WORK REQUIRED – Copy every line of the data in which the word "that" occurs.

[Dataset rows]
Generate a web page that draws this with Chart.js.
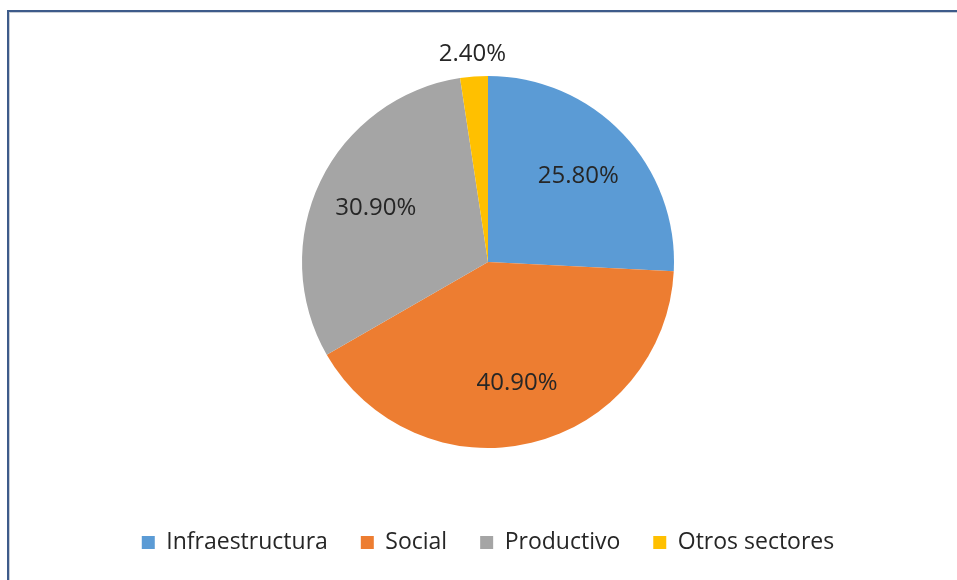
<!DOCTYPE html>
<html>
<head>
<meta charset="utf-8">
<title>Distribución por sector</title>
<script src="https://cdn.jsdelivr.net/npm/chart.js@4.4.1/dist/chart.umd.min.js"></script>
<style>
  html, body { margin: 0; padding: 0; background: #fff; overflow: hidden; }
  #marco { position: absolute; left: 0; top: 0; width: 957px; height: 580px; }
  #borde {
    position: absolute; left: 7px; top: 10px; right: -10px; bottom: -10px;
    border-left: 2px solid #3d5b8a; border-top: 2px solid #3d5b8a;
    box-shadow: inset 1px 1px 0 #c9ced6;
  }
  canvas { position: absolute; left: 0; top: 0; }
</style>
</head>
<body>
<div id="marco">
  <div id="borde"></div>
  <canvas id="sectoresChart" width="957" height="580"></canvas>
</div>
<script>
const categorias = ["Infraestructura", "Social", "Productivo", "Otros sectores"];
const porcentajes = [25.8, 40.9, 30.9, 2.4]; // % del total
const colores = ["#5B9BD5", "#ED7D31", "#A5A5A5", "#FFC000"];

Chart.defaults.font.family = "'Open Sans', sans-serif";

// Etiquetas de porcentaje sobre cada porción
const etiquetas = {
  id: "etiquetas",
  afterDatasetsDraw(chart) {
    const ctx = chart.ctx;
    const meta = chart.getDatasetMeta(0);
    ctx.save();
    ctx.font = "24px 'Open Sans', sans-serif";
    ctx.fillStyle = "#262626";
    ctx.textAlign = "center";
    ctx.textBaseline = "middle";
    meta.data.forEach((arc, i) => {
      const p = arc.getProps(["x", "y", "startAngle", "endAngle", "outerRadius"], true);
      const medio = (p.startAngle + p.endAngle) / 2;
      const fuera = porcentajes[i] < 5; // las porciones chicas van afuera
      const r = fuera ? p.outerRadius + 22 : p.outerRadius * 0.67;
      ctx.fillText(
        porcentajes[i].toFixed(2) + "%",
        p.x + Math.cos(medio) * r,
        p.y + Math.sin(medio) * r
      );
    });
    ctx.restore();
  },
};

const ctx = document.getElementById("sectoresChart").getContext("2d");

new Chart(ctx, {
  type: "pie",
  data: {
    labels: categorias,
    datasets: [
      {
        data: porcentajes,
        backgroundColor: colores,
        borderWidth: 0,
      },
    ],
  },
  options: {
    responsive: false,
    animation: false,
    radius: 186,
    layout: {
      padding: { top: 26, left: 19, right: 0, bottom: 16 },
    },
    plugins: {
      tooltip: { enabled: false },
      legend: {
        position: "bottom",
        labels: {
          boxWidth: 13,
          boxHeight: 13,
          padding: 33,
          color: "#262626",
          font: { size: 23 },
        },
      },
    },
  },
  plugins: [etiquetas],
});
</script>
</body>
</html>
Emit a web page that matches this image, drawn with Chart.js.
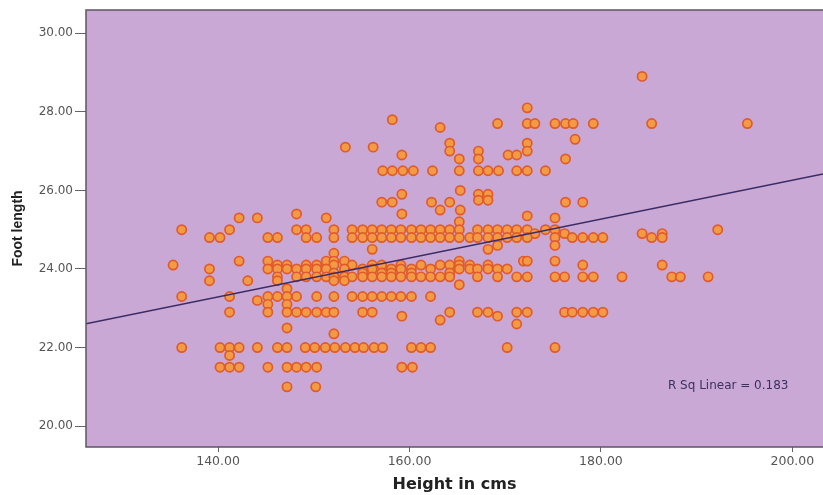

REPLY TO THE EXERCISE –
Generate a web page that draws this with Chart.js.
Emit a web page that matches this image, drawn with Chart.js.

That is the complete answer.